── Given information ──

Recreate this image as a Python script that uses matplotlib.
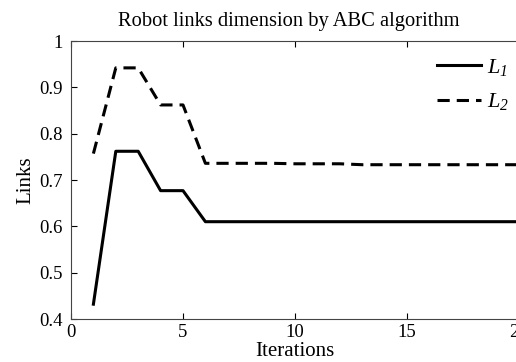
import matplotlib
matplotlib.use("Agg")
import matplotlib.pyplot as plt

# iteration numbers and link values
iteraciones = list(range(1, 21))
l1 = [0.432, 0.762, 0.762, 0.677, 0.677, 0.610, 0.610, 0.610, 0.610, 0.610,
      0.610, 0.610, 0.610, 0.610, 0.610, 0.610, 0.610, 0.610, 0.610, 0.610]
l2 = [0.757, 0.942, 0.942, 0.862, 0.862, 0.736, 0.736, 0.736, 0.736, 0.735,
      0.735, 0.735, 0.733, 0.733, 0.733, 0.733, 0.733, 0.733, 0.733, 0.733]

plt.rcParams['font.family'] = ['Liberation Serif', 'DejaVu Serif']
# only the legend uses mathtext: L and its subscript both italic
plt.rcParams['mathtext.fontset'] = 'custom'
plt.rcParams['mathtext.it'] = 'Liberation Serif:italic'
plt.rcParams['mathtext.rm'] = 'Liberation Serif:italic'

fig = plt.figure(figsize=(5.16, 3.62), dpi=100)
# axes run a little past the right edge, as in the cropped original
ax = fig.add_axes([71 / 516, 1 - 319 / 362, 448 / 516, 278 / 362])

ax.plot(iteraciones, l1, color='black', lw=2.2, label=r'$L_1$')
ax.plot(iteraciones, l2, color='black', lw=2.2, ls=(0, (4, 2.3)),
        label=r'$L_2$')

ax.set_xlim(0, 20)
ax.set_ylim(0.4, 1)
ax.set_xticks([0, 5, 10, 15, 20])
ax.set_yticks([0.4, 0.5, 0.6, 0.7, 0.8, 0.9, 1])
ax.set_yticklabels(['0.4', '0.5', '0.6', '0.7', '0.8', '0.9', '1'])
ax.tick_params(direction='in', top=True, right=False, labelsize=13.5, length=4)
ax.tick_params(axis='y', pad=6)
for s in ax.spines.values():
    s.set_color('#444444')

ax.set_title('Robot links dimension by ABC algorithm', fontsize=14.8, pad=11,
             x=0.487)
ax.set_xlabel('Iterations', fontsize=15, labelpad=1)
ax.set_ylabel('Links', fontsize=15, labelpad=3)

ax.legend(loc='upper right', bbox_to_anchor=(1.022, 1.016), frameon=False,
          fontsize=16, handlelength=2.0, handletextpad=0.25, labelspacing=0.62)

fig.savefig('out.png', dpi=100)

───

*Written task:*
Give again, exactly, the lines from the start of the data through the one holding "s.set_color('#444444')"; omit the pictures.

*Answer to this problem:*
Recreate this image as a Python script that uses matplotlib.
import matplotlib
matplotlib.use("Agg")
import matplotlib.pyplot as plt

# iteration numbers and link values
iteraciones = list(range(1, 21))
l1 = [0.432, 0.762, 0.762, 0.677, 0.677, 0.610, 0.610, 0.610, 0.610, 0.610,
      0.610, 0.610, 0.610, 0.610, 0.610, 0.610, 0.610, 0.610, 0.610, 0.610]
l2 = [0.757, 0.942, 0.942, 0.862, 0.862, 0.736, 0.736, 0.736, 0.736, 0.735,
      0.735, 0.735, 0.733, 0.733, 0.733, 0.733, 0.733, 0.733, 0.733, 0.733]

plt.rcParams['font.family'] = ['Liberation Serif', 'DejaVu Serif']
# only the legend uses mathtext: L and its subscript both italic
plt.rcParams['mathtext.fontset'] = 'custom'
plt.rcParams['mathtext.it'] = 'Liberation Serif:italic'
plt.rcParams['mathtext.rm'] = 'Liberation Serif:italic'

fig = plt.figure(figsize=(5.16, 3.62), dpi=100)
# axes run a little past the right edge, as in the cropped original
ax = fig.add_axes([71 / 516, 1 - 319 / 362, 448 / 516, 278 / 362])

ax.plot(iteraciones, l1, color='black', lw=2.2, label=r'$L_1$')
ax.plot(iteraciones, l2, color='black', lw=2.2, ls=(0, (4, 2.3)),
        label=r'$L_2$')

ax.set_xlim(0, 20)
ax.set_ylim(0.4, 1)
ax.set_xticks([0, 5, 10, 15, 20])
ax.set_yticks([0.4, 0.5, 0.6, 0.7, 0.8, 0.9, 1])
ax.set_yticklabels(['0.4', '0.5', '0.6', '0.7', '0.8', '0.9', '1'])
ax.tick_params(direction='in', top=True, right=False, labelsize=13.5, length=4)
ax.tick_params(axis='y', pad=6)
for s in ax.spines.values():
    s.set_color('#444444')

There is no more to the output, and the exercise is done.